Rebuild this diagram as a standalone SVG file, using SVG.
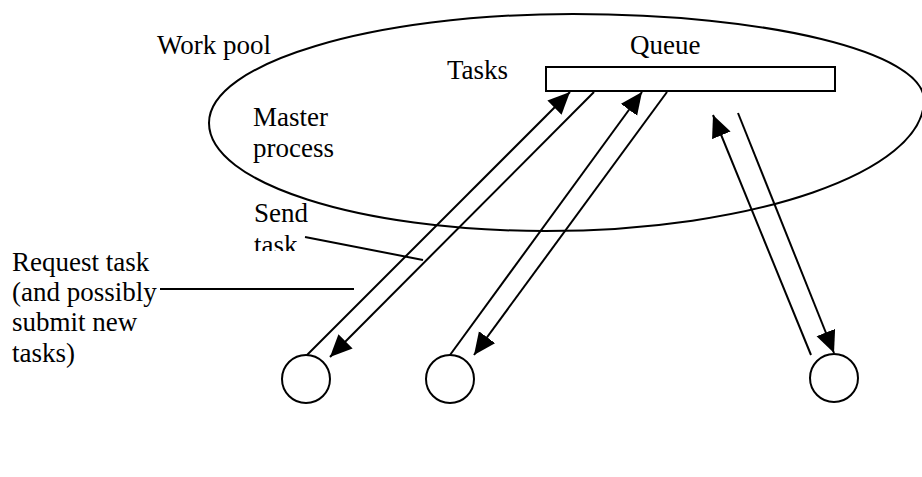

+++++

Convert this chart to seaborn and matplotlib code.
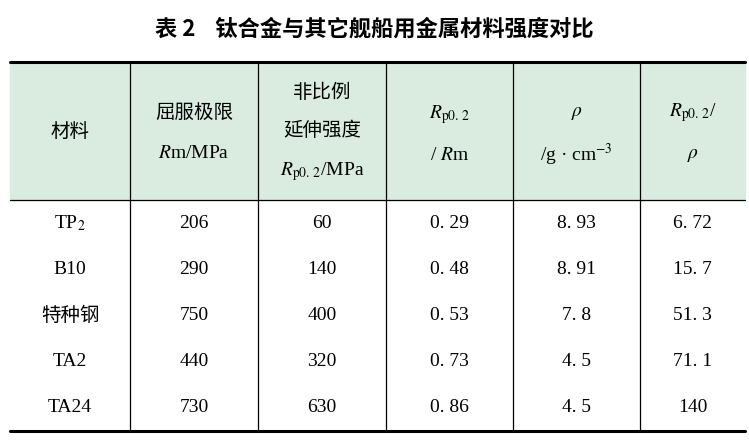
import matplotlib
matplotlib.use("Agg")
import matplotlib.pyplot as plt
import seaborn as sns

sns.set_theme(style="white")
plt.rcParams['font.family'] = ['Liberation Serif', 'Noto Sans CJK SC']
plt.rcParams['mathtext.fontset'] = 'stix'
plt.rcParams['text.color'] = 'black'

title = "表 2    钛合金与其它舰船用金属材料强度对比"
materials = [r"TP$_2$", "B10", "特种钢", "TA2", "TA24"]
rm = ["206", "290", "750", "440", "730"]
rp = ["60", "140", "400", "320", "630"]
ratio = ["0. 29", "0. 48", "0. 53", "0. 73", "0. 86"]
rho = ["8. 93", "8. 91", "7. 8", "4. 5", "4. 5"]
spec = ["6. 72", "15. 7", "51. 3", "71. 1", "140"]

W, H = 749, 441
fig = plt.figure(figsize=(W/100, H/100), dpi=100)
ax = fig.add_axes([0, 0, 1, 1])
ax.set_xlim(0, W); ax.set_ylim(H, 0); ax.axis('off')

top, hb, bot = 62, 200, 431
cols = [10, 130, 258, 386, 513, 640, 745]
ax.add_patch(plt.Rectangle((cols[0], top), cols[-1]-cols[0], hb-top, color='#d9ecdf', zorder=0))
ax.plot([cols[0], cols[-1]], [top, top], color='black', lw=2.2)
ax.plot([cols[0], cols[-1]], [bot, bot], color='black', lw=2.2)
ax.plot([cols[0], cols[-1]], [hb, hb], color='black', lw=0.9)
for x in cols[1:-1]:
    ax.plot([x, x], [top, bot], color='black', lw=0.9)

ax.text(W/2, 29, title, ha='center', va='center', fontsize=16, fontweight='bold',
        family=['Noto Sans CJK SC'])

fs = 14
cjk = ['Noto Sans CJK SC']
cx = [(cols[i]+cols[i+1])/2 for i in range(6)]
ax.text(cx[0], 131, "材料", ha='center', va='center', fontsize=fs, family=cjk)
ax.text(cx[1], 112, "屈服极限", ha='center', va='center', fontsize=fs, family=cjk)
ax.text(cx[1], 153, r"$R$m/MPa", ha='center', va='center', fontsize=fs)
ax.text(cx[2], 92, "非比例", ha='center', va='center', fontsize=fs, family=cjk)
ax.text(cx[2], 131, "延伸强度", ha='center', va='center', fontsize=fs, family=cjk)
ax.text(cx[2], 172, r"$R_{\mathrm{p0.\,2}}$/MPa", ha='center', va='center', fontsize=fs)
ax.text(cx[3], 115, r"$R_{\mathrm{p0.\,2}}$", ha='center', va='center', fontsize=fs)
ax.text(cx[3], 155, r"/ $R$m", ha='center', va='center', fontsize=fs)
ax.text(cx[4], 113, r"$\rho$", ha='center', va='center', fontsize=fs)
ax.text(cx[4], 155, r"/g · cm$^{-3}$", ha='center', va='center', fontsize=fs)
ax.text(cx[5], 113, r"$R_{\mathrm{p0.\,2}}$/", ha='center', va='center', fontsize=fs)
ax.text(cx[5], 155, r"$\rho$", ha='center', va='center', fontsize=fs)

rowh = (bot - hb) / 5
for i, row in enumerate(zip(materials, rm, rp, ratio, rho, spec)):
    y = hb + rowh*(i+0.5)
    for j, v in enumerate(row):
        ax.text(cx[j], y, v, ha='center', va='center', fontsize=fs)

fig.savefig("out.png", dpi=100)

+++++

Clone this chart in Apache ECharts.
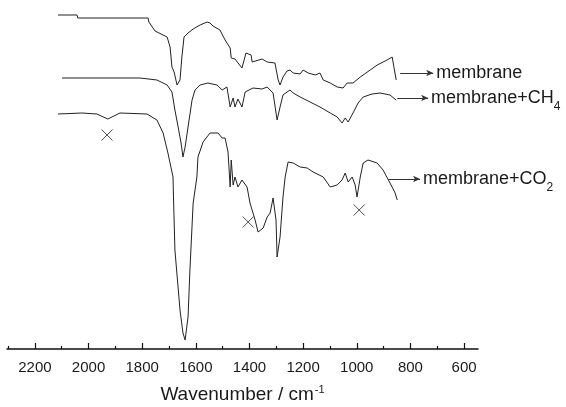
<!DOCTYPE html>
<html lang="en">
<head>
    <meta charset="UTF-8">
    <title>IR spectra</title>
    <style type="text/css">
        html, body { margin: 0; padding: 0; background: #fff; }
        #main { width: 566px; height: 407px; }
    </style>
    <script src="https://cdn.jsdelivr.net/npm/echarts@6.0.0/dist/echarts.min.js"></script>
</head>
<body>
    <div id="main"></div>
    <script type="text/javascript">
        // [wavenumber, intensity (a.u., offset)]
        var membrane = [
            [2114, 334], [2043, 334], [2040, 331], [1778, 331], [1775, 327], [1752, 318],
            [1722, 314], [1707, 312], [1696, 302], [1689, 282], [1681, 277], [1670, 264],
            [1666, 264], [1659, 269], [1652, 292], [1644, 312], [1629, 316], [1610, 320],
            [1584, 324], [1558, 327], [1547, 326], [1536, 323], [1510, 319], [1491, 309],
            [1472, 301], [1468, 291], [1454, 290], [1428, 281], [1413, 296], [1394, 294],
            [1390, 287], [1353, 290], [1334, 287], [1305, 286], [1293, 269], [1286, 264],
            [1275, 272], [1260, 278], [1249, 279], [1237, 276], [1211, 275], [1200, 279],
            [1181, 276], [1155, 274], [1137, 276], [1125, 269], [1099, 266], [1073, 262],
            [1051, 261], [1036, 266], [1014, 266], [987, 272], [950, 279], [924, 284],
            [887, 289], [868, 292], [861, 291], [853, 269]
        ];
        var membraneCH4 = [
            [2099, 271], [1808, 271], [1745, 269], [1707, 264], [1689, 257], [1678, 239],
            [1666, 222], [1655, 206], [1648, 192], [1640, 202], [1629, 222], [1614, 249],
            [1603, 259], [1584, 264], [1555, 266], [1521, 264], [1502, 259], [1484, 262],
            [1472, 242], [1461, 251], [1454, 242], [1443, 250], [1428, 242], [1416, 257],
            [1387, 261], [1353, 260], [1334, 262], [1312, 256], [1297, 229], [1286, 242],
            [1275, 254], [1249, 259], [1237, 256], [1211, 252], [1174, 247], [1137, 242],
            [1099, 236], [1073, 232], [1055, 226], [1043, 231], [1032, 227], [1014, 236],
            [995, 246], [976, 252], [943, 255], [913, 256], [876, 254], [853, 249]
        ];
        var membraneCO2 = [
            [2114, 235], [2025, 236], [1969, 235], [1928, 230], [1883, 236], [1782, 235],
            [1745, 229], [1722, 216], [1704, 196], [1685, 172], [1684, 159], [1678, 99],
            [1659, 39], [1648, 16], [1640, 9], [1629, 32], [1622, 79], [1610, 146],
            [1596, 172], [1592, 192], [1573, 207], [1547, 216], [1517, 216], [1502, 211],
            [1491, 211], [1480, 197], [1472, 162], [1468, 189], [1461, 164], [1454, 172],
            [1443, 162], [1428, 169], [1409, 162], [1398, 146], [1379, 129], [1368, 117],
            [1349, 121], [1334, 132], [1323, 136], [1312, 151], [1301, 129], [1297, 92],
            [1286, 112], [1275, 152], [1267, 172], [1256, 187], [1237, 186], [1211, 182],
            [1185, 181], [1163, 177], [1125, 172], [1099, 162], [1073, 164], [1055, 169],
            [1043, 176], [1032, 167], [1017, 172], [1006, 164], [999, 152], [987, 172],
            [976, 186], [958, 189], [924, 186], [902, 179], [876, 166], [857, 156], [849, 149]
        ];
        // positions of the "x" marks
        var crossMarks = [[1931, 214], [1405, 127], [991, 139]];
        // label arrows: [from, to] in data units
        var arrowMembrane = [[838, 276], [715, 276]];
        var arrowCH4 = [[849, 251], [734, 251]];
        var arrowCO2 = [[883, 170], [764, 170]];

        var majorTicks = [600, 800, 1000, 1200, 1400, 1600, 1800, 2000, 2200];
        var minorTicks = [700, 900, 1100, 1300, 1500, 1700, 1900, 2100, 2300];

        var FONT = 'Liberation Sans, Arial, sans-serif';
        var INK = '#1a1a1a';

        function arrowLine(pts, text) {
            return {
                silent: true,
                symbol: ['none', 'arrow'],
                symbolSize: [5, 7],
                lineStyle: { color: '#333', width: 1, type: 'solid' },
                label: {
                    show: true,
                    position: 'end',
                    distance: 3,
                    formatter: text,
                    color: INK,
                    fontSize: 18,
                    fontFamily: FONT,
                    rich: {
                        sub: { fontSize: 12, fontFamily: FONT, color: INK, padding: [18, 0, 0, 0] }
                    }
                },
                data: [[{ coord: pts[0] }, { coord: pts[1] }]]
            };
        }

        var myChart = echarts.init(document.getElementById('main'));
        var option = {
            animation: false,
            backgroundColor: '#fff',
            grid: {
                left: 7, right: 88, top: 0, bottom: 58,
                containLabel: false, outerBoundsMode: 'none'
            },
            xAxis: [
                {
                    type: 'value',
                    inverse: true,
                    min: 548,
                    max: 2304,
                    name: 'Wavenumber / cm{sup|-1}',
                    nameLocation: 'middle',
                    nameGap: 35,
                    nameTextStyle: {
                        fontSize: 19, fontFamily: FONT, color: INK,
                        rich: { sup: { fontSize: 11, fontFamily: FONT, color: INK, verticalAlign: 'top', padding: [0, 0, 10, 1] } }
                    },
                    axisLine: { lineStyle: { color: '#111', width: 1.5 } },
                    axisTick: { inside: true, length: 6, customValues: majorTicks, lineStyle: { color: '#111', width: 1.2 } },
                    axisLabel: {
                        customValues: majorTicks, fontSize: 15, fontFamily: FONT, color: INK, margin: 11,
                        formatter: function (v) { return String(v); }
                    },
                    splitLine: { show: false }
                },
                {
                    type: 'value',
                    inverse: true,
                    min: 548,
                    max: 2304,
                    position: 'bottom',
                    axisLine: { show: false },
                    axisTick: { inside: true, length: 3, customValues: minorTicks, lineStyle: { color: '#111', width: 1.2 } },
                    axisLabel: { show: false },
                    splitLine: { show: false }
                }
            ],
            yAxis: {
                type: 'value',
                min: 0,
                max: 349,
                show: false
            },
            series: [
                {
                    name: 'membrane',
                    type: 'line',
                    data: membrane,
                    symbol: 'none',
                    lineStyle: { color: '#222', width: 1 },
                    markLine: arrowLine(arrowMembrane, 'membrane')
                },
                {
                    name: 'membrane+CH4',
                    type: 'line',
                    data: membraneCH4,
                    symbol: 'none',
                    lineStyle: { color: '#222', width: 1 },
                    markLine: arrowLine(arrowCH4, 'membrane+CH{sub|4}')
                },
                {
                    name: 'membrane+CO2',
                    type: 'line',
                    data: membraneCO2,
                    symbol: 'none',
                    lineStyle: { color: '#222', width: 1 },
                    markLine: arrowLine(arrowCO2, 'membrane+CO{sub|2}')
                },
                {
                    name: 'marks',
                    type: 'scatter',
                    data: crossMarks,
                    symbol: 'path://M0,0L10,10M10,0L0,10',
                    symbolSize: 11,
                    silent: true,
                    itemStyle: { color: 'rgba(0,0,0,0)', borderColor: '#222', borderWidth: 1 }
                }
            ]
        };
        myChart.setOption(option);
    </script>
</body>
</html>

+++++

Read the data above and pull out each line that holds the string "matplotlib".

• _Answer to the exercise_
Convert this chart to seaborn and matplotlib code.
import matplotlib
matplotlib.use("Agg")
import matplotlib.pyplot as plt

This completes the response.